**EXERCISE DETAILS**
Start at the line where "Write the D3.js code for this chart." appears and end at the line where "uptrend - 5.8%" appears; repeat those lines exactly, both ends included, leaving pictures behind.

**MATERIAL SUPPLIED**
------------------------------

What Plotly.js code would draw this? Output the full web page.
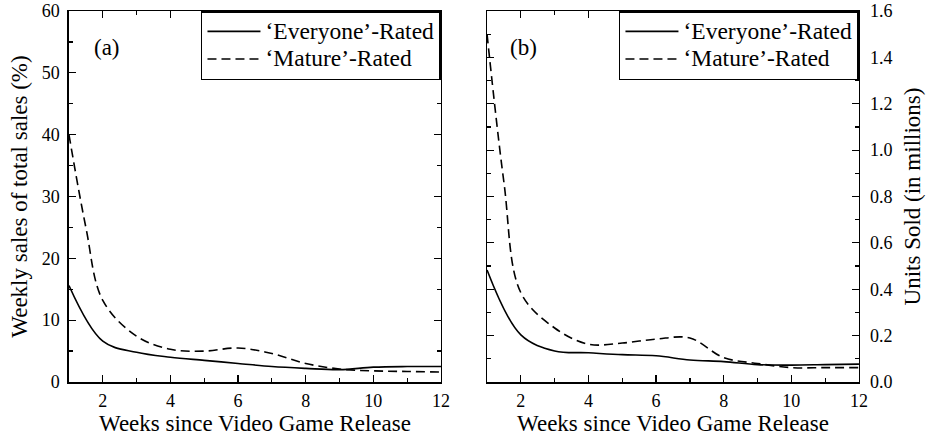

------------------------------

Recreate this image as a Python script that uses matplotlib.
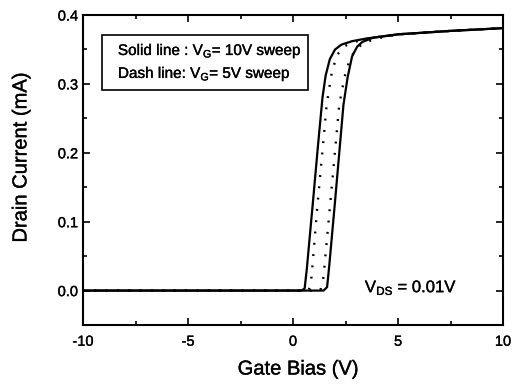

------------------------------

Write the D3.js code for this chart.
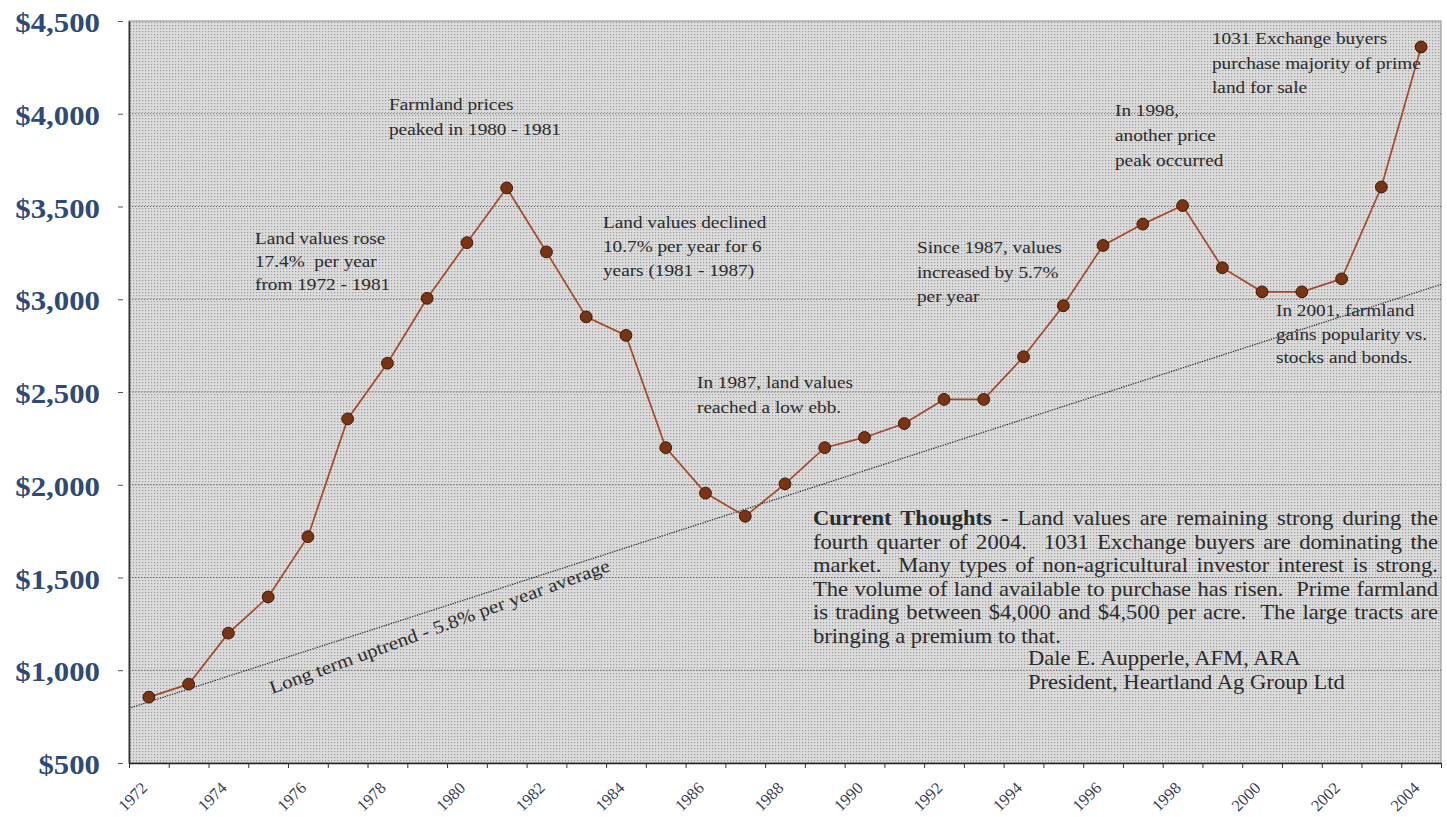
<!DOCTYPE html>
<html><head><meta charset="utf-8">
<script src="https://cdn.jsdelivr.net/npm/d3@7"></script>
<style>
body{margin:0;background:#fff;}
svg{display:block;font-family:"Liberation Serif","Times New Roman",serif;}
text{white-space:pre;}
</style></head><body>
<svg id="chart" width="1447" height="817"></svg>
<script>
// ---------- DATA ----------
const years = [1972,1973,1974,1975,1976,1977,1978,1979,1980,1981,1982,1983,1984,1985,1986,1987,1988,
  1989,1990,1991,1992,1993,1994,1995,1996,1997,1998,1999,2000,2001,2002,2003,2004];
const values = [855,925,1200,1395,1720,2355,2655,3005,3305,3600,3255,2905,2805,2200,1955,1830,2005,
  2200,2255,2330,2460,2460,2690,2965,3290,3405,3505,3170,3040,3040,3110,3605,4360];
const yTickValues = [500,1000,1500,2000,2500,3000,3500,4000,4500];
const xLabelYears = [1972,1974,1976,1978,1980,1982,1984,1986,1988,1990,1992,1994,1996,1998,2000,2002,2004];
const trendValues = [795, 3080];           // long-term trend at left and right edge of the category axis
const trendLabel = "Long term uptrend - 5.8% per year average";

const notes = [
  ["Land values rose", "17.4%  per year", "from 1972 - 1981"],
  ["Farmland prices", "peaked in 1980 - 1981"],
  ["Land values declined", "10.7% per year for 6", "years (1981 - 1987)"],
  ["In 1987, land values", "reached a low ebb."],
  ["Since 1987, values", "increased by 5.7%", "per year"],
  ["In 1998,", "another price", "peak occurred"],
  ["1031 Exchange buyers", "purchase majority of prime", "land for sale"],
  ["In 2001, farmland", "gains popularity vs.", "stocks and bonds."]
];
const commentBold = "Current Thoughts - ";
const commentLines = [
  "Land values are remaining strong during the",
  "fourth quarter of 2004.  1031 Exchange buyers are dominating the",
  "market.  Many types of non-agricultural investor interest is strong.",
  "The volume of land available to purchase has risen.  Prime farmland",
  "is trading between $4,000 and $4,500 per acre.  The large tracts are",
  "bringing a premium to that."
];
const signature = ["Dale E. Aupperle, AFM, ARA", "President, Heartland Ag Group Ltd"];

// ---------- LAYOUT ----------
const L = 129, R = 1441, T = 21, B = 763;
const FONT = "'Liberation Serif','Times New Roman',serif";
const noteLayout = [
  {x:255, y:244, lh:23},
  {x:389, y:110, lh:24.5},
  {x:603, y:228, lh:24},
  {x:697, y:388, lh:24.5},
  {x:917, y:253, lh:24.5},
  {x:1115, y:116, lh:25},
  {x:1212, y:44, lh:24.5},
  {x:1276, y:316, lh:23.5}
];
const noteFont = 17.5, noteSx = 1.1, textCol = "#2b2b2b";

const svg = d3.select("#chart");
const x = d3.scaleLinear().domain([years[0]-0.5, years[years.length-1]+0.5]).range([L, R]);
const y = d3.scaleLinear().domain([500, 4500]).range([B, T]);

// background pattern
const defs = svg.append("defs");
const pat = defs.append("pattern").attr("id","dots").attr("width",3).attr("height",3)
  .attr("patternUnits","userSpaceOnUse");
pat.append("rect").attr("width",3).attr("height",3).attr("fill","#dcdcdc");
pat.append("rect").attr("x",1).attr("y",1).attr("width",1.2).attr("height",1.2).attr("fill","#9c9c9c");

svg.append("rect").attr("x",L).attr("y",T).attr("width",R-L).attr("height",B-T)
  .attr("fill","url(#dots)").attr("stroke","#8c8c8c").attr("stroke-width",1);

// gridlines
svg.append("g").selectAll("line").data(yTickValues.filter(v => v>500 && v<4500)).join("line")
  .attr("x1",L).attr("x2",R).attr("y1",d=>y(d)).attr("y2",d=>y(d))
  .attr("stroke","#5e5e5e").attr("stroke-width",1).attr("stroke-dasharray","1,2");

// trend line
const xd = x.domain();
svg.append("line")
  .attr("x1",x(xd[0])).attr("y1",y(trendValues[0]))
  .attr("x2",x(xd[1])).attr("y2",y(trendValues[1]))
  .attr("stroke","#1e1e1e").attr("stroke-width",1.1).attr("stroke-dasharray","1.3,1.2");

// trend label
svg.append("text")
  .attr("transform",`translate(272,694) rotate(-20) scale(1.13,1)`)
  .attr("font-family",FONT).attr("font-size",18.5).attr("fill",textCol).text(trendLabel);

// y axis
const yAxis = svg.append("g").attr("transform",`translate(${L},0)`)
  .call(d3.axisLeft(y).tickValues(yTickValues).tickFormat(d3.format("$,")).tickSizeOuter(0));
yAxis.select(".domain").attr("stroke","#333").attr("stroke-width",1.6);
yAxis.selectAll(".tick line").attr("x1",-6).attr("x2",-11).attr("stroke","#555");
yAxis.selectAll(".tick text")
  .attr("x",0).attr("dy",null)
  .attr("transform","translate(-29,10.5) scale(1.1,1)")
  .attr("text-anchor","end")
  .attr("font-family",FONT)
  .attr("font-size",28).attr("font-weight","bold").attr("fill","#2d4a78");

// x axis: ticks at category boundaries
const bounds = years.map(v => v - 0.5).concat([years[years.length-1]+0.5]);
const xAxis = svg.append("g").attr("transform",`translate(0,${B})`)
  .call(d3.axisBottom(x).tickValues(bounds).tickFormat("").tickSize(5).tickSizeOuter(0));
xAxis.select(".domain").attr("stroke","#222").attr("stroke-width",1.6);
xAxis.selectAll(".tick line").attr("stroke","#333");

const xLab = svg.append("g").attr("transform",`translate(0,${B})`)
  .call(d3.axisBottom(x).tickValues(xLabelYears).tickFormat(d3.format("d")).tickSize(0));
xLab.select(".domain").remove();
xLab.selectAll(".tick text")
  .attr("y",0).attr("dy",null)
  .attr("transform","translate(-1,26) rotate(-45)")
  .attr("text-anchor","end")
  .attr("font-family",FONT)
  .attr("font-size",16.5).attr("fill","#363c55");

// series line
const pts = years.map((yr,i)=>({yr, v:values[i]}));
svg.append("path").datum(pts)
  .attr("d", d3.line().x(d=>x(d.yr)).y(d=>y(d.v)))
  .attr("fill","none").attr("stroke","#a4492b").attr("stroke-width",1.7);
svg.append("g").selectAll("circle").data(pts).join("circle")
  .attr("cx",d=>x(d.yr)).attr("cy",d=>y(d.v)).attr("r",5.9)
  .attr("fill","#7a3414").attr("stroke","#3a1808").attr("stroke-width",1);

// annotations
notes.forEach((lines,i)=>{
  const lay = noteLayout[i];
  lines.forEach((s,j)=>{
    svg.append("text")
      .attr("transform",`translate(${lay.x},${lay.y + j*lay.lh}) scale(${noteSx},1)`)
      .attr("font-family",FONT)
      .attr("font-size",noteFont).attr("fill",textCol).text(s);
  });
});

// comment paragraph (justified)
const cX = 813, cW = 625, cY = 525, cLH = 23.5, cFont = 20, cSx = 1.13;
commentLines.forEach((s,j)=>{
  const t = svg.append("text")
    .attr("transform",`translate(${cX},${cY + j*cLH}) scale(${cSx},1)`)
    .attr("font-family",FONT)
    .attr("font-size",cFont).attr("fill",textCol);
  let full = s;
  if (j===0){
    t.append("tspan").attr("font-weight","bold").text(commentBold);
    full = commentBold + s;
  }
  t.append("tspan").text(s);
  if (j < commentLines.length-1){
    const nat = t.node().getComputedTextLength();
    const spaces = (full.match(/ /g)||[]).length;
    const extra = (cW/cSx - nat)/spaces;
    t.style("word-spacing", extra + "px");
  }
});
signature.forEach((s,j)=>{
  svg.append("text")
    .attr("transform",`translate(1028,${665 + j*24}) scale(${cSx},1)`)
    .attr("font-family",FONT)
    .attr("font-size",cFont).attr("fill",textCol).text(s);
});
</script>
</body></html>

------------------------------

**RESULT**
Write the D3.js code for this chart.
<!DOCTYPE html>
<html><head><meta charset="utf-8">
<script src="https://cdn.jsdelivr.net/npm/d3@7"></script>
<style>
body{margin:0;background:#fff;}
svg{display:block;font-family:"Liberation Serif","Times New Roman",serif;}
text{white-space:pre;}
</style></head><body>
<svg id="chart" width="1447" height="817"></svg>
<script>
// ---------- DATA ----------
const years = [1972,1973,1974,1975,1976,1977,1978,1979,1980,1981,1982,1983,1984,1985,1986,1987,1988,
  1989,1990,1991,1992,1993,1994,1995,1996,1997,1998,1999,2000,2001,2002,2003,2004];
const values = [855,925,1200,1395,1720,2355,2655,3005,3305,3600,3255,2905,2805,2200,1955,1830,2005,
  2200,2255,2330,2460,2460,2690,2965,3290,3405,3505,3170,3040,3040,3110,3605,4360];
const yTickValues = [500,1000,1500,2000,2500,3000,3500,4000,4500];
const xLabelYears = [1972,1974,1976,1978,1980,1982,1984,1986,1988,1990,1992,1994,1996,1998,2000,2002,2004];
const trendValues = [795, 3080];           // long-term trend at left and right edge of the category axis
const trendLabel = "Long term uptrend - 5.8% per year average";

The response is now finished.